With NATE test results, whether electronic or mailed, a passing score results in a message congratulating the student on passing. There are no further details on how students performed, if they pass. However, if candidates score is below the passing threshold, they receive a percentage breakdown of how they did in each area.
This is valuable information. Armed with those stats, you and your technician or installer can work together to outline a more targeted plan to prepare for taking the test again. Returning to the previous example of an installer from Phoenix, if that individual scored well on the Refrigeration section, but got a low percentage on the Gas Heat section, he or she could know what to spend more time studying, for next time.
Sitting through a grueling test, only to find out that you did not pass, would hardly boost your confidence, right? As a manager or owner, it might be tempting to show disappointment in a technician who didn’t earn their certification on first challenging the exam. While it would obviously be preferable to have the chance to congratulate them on success, how you handle failure can really boost your cred as a manager. You might even consider covering the cost of the first attempt at the exam, regardless of the outcome.

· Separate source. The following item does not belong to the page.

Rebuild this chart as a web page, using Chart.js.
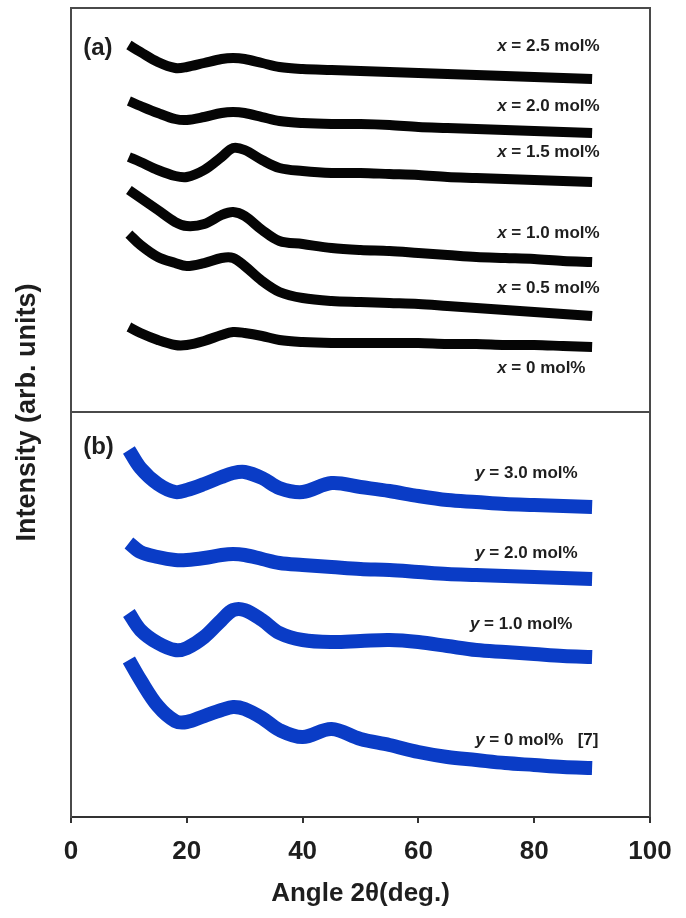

If your technicians fail to certify, work with them to identify the areas to study more, and if possible, give them extra opportunities to put that knowledge into practice. Shared effort in training becomes shared victory in successful certification. You’ll be proud of your technicians (and the value they bring to your business) when they’re NATE or ICE certified, and they’ll appreciate that you cared enough to invest in their careers.
Having gone through the work of studying for, and passing the NATE exams, it would be a shame to let those hard-earned certifications lapse. To keep NATE certifications current, a technician must complete 16 hours of NATE Continuing Education Credits every two years. Advanced Technical training classes, and short online courses, are both good options for meeting those training requirements. Not to mention, regular training will keep your service department sharp.